From the data that follows, copy every line holding the string "this".

● **GIVEN DATA**:
----

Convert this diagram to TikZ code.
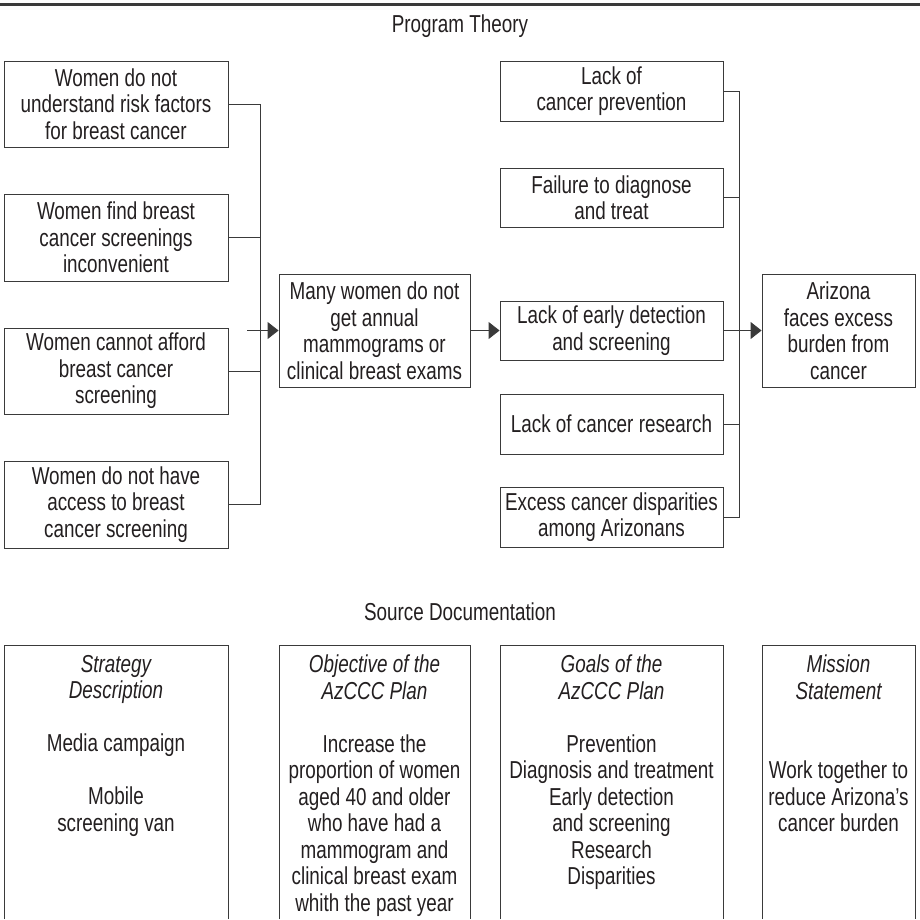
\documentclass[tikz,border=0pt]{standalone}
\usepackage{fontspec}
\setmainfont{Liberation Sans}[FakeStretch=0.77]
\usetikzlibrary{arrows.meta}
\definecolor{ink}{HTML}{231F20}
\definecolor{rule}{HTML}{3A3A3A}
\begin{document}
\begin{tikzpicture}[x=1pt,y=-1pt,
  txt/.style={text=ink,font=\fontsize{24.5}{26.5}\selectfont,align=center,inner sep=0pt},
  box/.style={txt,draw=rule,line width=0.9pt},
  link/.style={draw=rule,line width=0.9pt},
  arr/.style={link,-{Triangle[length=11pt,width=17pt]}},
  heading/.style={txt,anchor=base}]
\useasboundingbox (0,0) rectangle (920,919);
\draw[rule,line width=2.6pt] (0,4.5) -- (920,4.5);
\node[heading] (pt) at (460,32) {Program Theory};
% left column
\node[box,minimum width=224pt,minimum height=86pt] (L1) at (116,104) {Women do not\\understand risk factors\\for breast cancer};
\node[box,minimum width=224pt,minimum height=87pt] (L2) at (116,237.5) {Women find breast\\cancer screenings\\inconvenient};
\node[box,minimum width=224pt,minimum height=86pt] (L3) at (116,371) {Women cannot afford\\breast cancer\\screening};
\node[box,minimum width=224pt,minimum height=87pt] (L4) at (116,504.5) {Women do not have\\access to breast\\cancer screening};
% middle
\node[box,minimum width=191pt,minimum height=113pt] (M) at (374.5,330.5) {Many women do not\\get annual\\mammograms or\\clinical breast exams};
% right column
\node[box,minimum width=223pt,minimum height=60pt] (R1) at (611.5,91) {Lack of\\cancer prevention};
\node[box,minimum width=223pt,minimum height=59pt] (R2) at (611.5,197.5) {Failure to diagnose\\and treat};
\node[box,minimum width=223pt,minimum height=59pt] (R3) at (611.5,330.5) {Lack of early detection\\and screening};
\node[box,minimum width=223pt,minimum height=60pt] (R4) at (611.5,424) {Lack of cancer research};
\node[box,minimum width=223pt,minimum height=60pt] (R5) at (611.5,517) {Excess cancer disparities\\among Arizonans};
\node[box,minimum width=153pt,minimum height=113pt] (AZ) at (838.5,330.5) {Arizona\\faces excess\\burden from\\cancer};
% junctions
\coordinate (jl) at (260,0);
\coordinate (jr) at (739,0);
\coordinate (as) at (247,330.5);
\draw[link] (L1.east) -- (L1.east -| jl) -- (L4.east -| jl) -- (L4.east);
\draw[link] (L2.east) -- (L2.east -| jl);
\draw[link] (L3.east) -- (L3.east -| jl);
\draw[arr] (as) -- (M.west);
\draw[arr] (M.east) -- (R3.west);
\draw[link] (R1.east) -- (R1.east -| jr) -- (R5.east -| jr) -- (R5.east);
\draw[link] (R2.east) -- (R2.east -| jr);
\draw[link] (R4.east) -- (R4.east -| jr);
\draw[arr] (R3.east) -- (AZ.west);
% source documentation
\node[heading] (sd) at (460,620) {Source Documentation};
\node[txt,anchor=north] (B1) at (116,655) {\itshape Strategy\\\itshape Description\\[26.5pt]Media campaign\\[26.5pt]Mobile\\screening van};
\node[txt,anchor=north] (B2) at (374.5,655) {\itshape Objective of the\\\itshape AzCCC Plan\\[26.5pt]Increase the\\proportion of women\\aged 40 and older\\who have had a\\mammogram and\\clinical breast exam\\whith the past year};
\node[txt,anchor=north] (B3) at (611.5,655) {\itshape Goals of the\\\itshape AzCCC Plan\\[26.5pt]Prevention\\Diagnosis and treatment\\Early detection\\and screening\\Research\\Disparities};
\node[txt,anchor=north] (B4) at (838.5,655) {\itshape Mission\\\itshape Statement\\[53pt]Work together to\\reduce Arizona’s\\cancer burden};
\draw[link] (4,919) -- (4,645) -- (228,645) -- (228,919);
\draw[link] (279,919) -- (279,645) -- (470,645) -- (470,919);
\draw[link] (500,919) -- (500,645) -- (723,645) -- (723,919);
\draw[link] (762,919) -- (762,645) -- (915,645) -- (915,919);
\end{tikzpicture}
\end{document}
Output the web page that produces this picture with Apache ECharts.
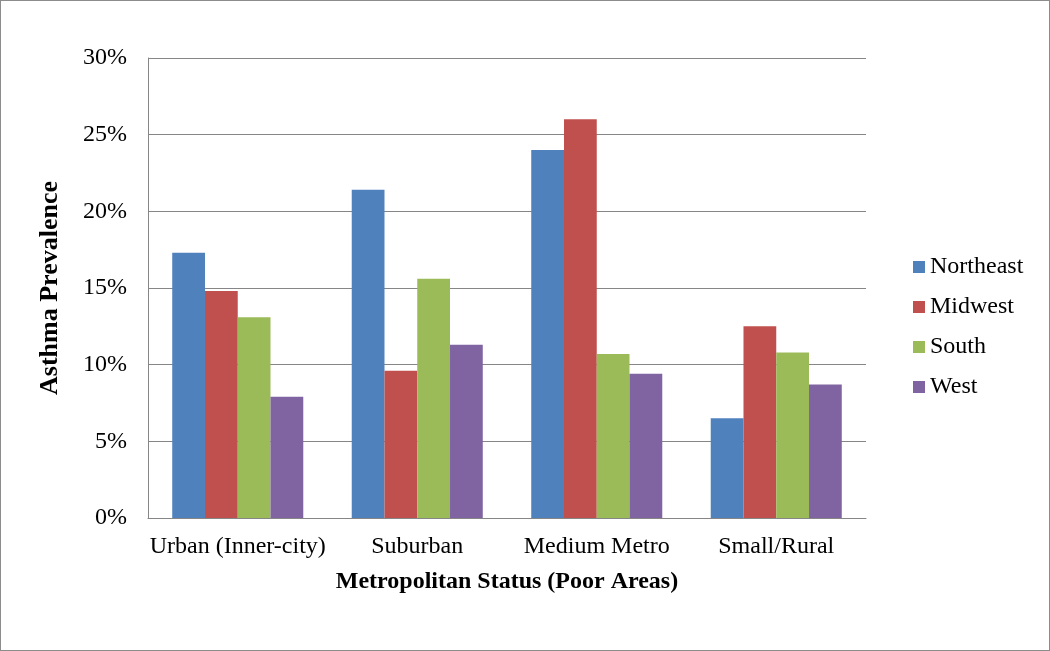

----

● **EXPECTED ANSWER**:
Convert this diagram to TikZ code.
Output the web page that produces this picture with Apache ECharts.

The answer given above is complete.